Sudan: A Strategic Battleground Between Africans and Arabs

Concerning Israel’s relationship with Sudan, at the time Africa’s largest nation state, Israel “understood that the war in Sudan (between North and South) represented a golden opportunity for quelling the tensions between Africans and Arabs, something that could only strengthen Israel in the international sphere,” explained Gidron.

The problem Israel ran up against was that the southern secessionist agenda was unpopular among African leaders. Israel, always thinking about its self-interest, changed its mind.

1967 War, Regional Tensions, and Covert Mossad Operations

On May 15, 1967, after Egyptian troops entered the Sinai Peninsula, expelling UN forces, who had been based there since the 1956 Suez campaign, which included British, French, and Israeli invasion of Egypt. On June 5, “securing American approval,” Israel launched a surprise attack, starting a war that ended on June 10 with a major Israeli victory. Though the Soviets provided most of Egypt’s military support, “Sudan also lent a hand.”

“The Mossad calculated that increasing the capacity of the rebels in southern Sudan would keep the Sudanese military busy at home, and suggested Israel should act.” With the approval of PM Golda Meir, Mossad led a covert operation that involved airdropping arms and humanitarian aid inside the headquarters of the southern Sudanese rebel group Anya-Nya and training its members in guerrilla warfare.”

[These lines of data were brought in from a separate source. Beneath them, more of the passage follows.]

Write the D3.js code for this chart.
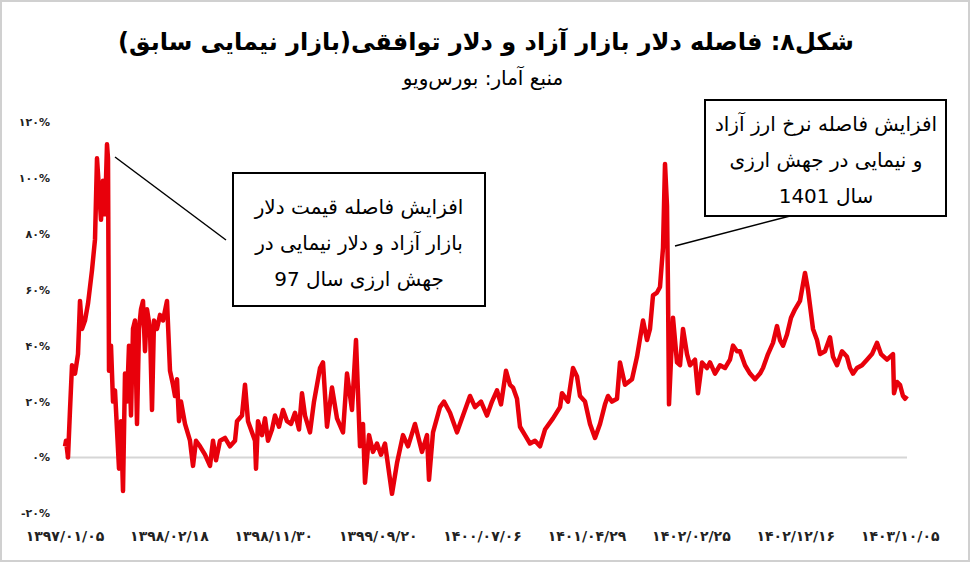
<!DOCTYPE html>
<html><head><meta charset="utf-8">
<script src="https://cdn.jsdelivr.net/npm/d3@7"></script>
<style>body{margin:0;background:#fff}svg{display:block}</style>
</head><body><svg id="c" width="971" height="563"></svg>
<script>
const obsIndex=[0,1,3,5,7,10,13,15,17,20,23,27,30,32,34,36,38,40,42,43,44,46,48,50,52,54,56,58,60,62,64,66,68,70,72,74,76,78,80,82,85,87,89,92,95,98,102,105,108,110,112,114,116,120,125,128,131,135,140,145,148,151,155,160,165,170,172,177,180,183,190,191,193,197,200,203,207,210,214,218,222,226,230,234,237,240,245,249,255,258,262,267,272,278,282,287,291,295,298,300,304,308,312,316,320,327,332,338,343,350,357,362,364,368,375,379,385,392,398,405,410,416,422,427,432,436,441,445,448,452,455,460,465,470,475,480,488,495,497,503,508,512,515,520,525,530,535,540,543,547,552,555,560,567,572,578,582,585,588,592,595,598,600,602,603,604,606,608,612,615,618,622,625,630,633,637,642,645,650,655,660,665,668,672,675,680,685,690,695,698,703,708,712,715,718,722,726,730,735,740,743,748,752,755,760,765,768,772,777,782,785,788,792,797,802,807,812,816,822,828,829,832,835,838,840,842];
const gapValues=[4,6,0,17,33,30,37,56,46,49,55,67,78,107,96,85,99,87,112,107,31,40,20,24,10,-4,13,-12,30,20,40,15,46,49,12,46,53,56,38,53,46,17,49,46,51,49,56,31,26,22,28,13,20,12,6,-3,6,4,1,-3,6,-1,6,7,4,6,13,15,26,13,6,-4,13,8,14,6,10,15,11,17,13,12,16,10,23,15,9,20,32,34,11,25,14,9,30,17,42,4,12,-9,8,2,5,1,5,-13,-2,8,4,12,2,8,-8,9,18,20,16,9,15,22,18,20,15,20,24,19,31,26,25,21,11,8,5,6,4,10,14,18,23,20,32,29,22,20,12,7,12,19,22,20,21,34,26,28,36,49,42,46,58,59,61,75,105,90,60,19,35,50,34,33,46,37,33,35,23,34,32,34,30,33,32,35,40,38,38,33,30,28,30,32,37,41,47,42,40,44,50,53,56,66,60,46,42,37,38,43,36,33,38,36,32,30,32,33,35,37,41,37,35,37,23,27,26,22,21,22];
const tickLabels=["۱۳۹۷/۰۱/۰۵","۱۳۹۸/۰۲/۱۸","۱۳۹۸/۱۱/۳۰","۱۳۹۹/۰۹/۲۰","۱۴۰۰/۰۷/۰۶","۱۴۰۱/۰۴/۲۹","۱۴۰۲/۰۲/۲۵","۱۴۰۲/۱۲/۱۶","۱۴۰۳/۱۰/۰۵"];
const yTicks=[-20,0,20,40,60,80,100,120];
const fa=n=>String(n).replace(/\d/g,d=>"۰۱۲۳۴۵۶۷۸۹"[d]);

const svg=d3.select("#c");
const F="'DejaVu Sans','Noto Sans',sans-serif";
svg.append("rect").attr("x",1).attr("y",1).attr("width",968).attr("height",560).attr("fill","#fff").attr("stroke","#d0d0d0").attr("stroke-width",2);
const x=d3.scaleLinear().domain([0,842]).range([65,907]);
const y=d3.scaleLinear().domain([-20,120]).range([513.4,122]);
const step=104.4;
svg.append("line").attr("x1",x(0)).attr("x2",x(842)).attr("y1",y(0)).attr("y2",y(0)).attr("stroke","#d6d6d6").attr("stroke-width",2);
svg.append("g").selectAll("text").data(yTicks).join("text")
 .attr("x",50).attr("y",d=>y(d)+4).attr("text-anchor","end").attr("font-family",F).attr("font-weight","bold").attr("font-size",11).attr("fill","#222")
 .text(d=>(d<0?"-":"")+fa(Math.abs(d))+"%");
svg.append("g").selectAll("text").data(tickLabels).join("text")
 .attr("x",(d,i)=>x(i*step)).attr("y",541).attr("text-anchor","middle").attr("font-family",F).attr("font-weight","bold").attr("font-size",14).attr("fill","#222").text(d=>d);
const pts=obsIndex.map((t,i)=>[t,gapValues[i]]);
svg.append("path").datum(pts).attr("d",d3.line().x(d=>x(d[0])).y(d=>y(d[1])))
 .attr("fill","none").attr("stroke","#e8000b").attr("stroke-width",4.5).attr("stroke-linejoin","round");
svg.append("text").attr("x",486).attr("y",50).attr("text-anchor","middle").attr("font-family",F).attr("font-weight","bold").attr("font-size",24).attr("direction","rtl").text("شکل۸: فاصله دلار بازار آزاد و دلار توافقی(بازار نیمایی سابق)");
svg.append("text").attr("x",483).attr("y",85).attr("text-anchor","middle").attr("font-family",F).attr("font-size",20).attr("direction","rtl").text("منبع آمار: بورس‌ویو");
// annotations
svg.append("line").attr("x1",226).attr("y1",240).attr("x2",115).attr("y2",157).attr("stroke","#000").attr("stroke-width",1.5);
svg.append("rect").attr("x",233).attr("y",173).attr("width",252).attr("height",133).attr("fill","#fff").attr("stroke","#000").attr("stroke-width",2);
["افزایش فاصله قیمت دلار","بازار آزاد و دلار نیمایی در","جهش ارزی سال 97"].forEach((t,i)=>
 svg.append("text").attr("x",359).attr("y",214+i*36).attr("text-anchor","middle").attr("font-family",F).attr("font-size",20).attr("direction","rtl").text(t));
svg.append("line").attr("x1",790).attr("y1",216).attr("x2",675).attr("y2",246).attr("stroke","#000").attr("stroke-width",1.5);
svg.append("rect").attr("x",705).attr("y",100).attr("width",241).attr("height",116).attr("fill","#fff").attr("stroke","#000").attr("stroke-width",2);
["افزایش فاصله نرخ ارز آزاد","و نیمایی در جهش ارزی","سال 1401"].forEach((t,i)=>
 svg.append("text").attr("x",826).attr("y",131+i*36).attr("text-anchor","middle").attr("font-family",F).attr("font-size",20).attr("direction","rtl").text(t));
</script></body></html>
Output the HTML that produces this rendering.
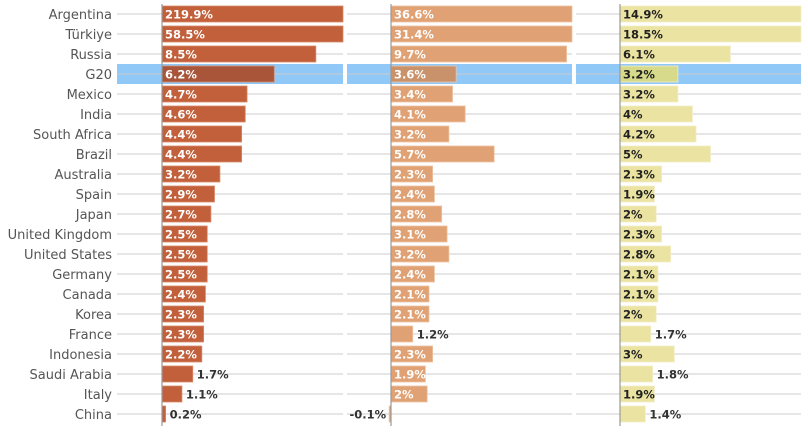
<!DOCTYPE html>
<html><head><meta charset="utf-8">
<style>
body{margin:0;background:#fff;width:808px;height:431px;overflow:hidden;font-family:"Liberation Sans","DejaVu Sans",sans-serif;}
svg text{font-family:"DejaVu Sans","Liberation Sans",sans-serif;}
</style></head><body>
<svg id="c" width="808" height="431"></svg>
<script>
const countries=["Argentina","Türkiye","Russia","G20","Mexico","India","South Africa","Brazil","Australia","Spain","Japan","United Kingdom","United States","Germany","Canada","Korea","France","Indonesia","Saudi Arabia","Italy","China"];
const series1=[219.9,58.5,8.5,6.2,4.7,4.6,4.4,4.4,3.2,2.9,2.7,2.5,2.5,2.5,2.4,2.3,2.3,2.2,1.7,1.1,0.2];
const series2=[36.6,31.4,9.7,3.6,3.4,4.1,3.2,5.7,2.3,2.4,2.8,3.1,3.2,2.4,2.1,2.1,1.2,2.3,1.9,2,-0.1];
const series3=[14.9,18.5,6.1,3.2,3.2,4,4.2,5,2.3,1.9,2,2.3,2.8,2.1,2.1,2,1.7,3,1.8,1.9,1.4];
const NS="http://www.w3.org/2000/svg";
const svg=document.getElementById('c');
function mk(t,a,p){const e=document.createElementNS(NS,t);for(const k in a)e.setAttribute(k,a[k]);(p||svg).appendChild(e);return e;}
const y=i=>14+i*20;
const panels=[
 {data:series1,axis:162,left:117,right:343,fill:"#c2603b",stroke:"#d98a6a",hl:"#a8553a",txt:"#fff",name:"panel-2022"},
 {data:series2,axis:391,left:347,right:572,fill:"#e0a274",stroke:"#eec3a3",hl:"#c9926a",txt:"#fff",name:"panel-2023"},
 {data:series3,axis:620,left:576,right:801,fill:"#ebe3a1",stroke:"#f3edc6",hl:"#d6da8a",txt:"#222",name:"panel-2024"}];
const scale=18.1, maxV=10;
const g20=countries.indexOf("G20");
countries.forEach((c,i)=>{
  const t=mk('text',{x:112,y:y(i)+5,'text-anchor':'end','font-size':13,fill:'#555'});
  t.textContent=c;
  
  
});
panels.forEach(p=>{
  const g=mk('g',{});
  
  
  const hb=mk('rect',{x:p.left,y:y(g20)-10,width:p.right-p.left,height:20,fill:'#90c8f8'},g);
  
  
  countries.forEach((c,i)=>{
    const l=mk('line',{x1:p.left,x2:p.right,y1:y(i),y2:y(i),stroke:'#cccccc','stroke-width':1},g);
    
    
  });
  countries.forEach((c,i)=>{
    const v=p.data[i];
    const cv=Math.max(-maxV,Math.min(maxV,v));
    const w=Math.abs(cv)*scale;
    const x0=cv>=0?p.axis:p.axis-w;
    const r=mk('rect',{x:x0,y:y(i)-8,width:Math.max(w,1),height:16,fill:i===g20?p.hl:p.fill,stroke:p.stroke,'stroke-width':0.8},g);
    
    
    const inside=v>=1.85;
    let tx,anchor,col;
    if(inside){tx=p.axis+3;anchor='start';col=p.txt;}
    else if(v>=0){tx=p.axis+w+4;anchor='start';col='#333';}
    else{tx=p.axis-w-3;anchor='end';col='#333';}
    const t=mk('text',{x:tx,y:y(i)+4.5,'text-anchor':anchor,'font-size':11.5,'font-weight':'bold',fill:col},g);
    t.textContent=v+'%';
    
    
  });
  const ax=mk('line',{x1:p.axis,x2:p.axis,y1:4,y2:426,stroke:'#999','stroke-width':1.2},g);
  
  
});
</script>
</body></html>
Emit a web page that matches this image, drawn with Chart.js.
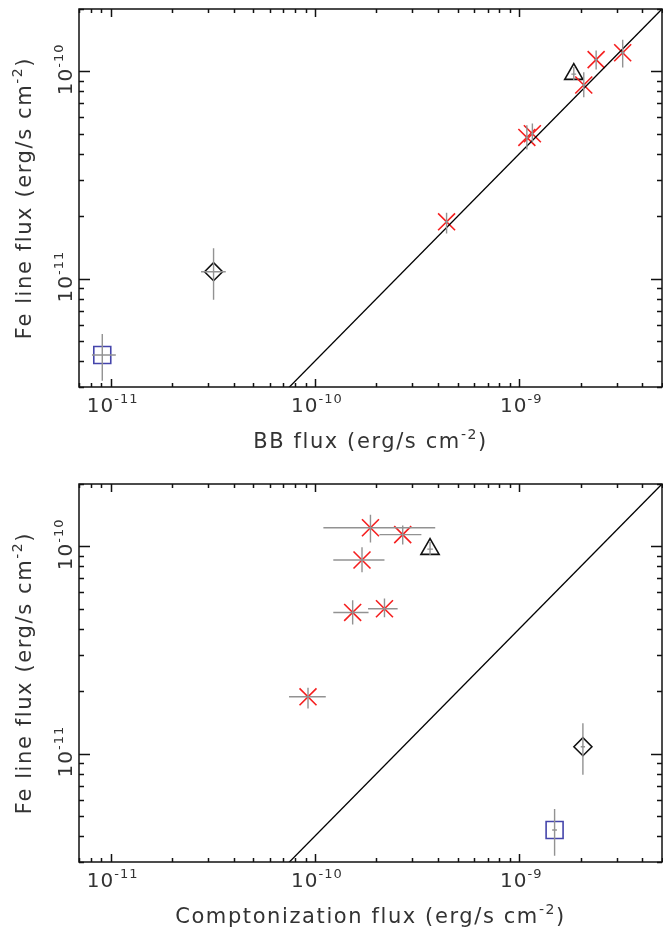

South Sudan, Arms Sales, and Ongoing Warfare

Gidron’s small book gives too few details of Israel’s clandestine operations. The co-author of the book, “Why Israel? The Anatomy of Zionist Apartheid: A South African Perspective,” Suraya Dadoo wrote that since Sudan, via a referendum, became the world’s youngest nation state in 2011, the Zionist state has continuously sold it “weapons, surveillance technology and provided military training and security, much of which has been used to commit war crimes, and potentially crimes against humanity in the civil war that began in 2013, and continues to this day.”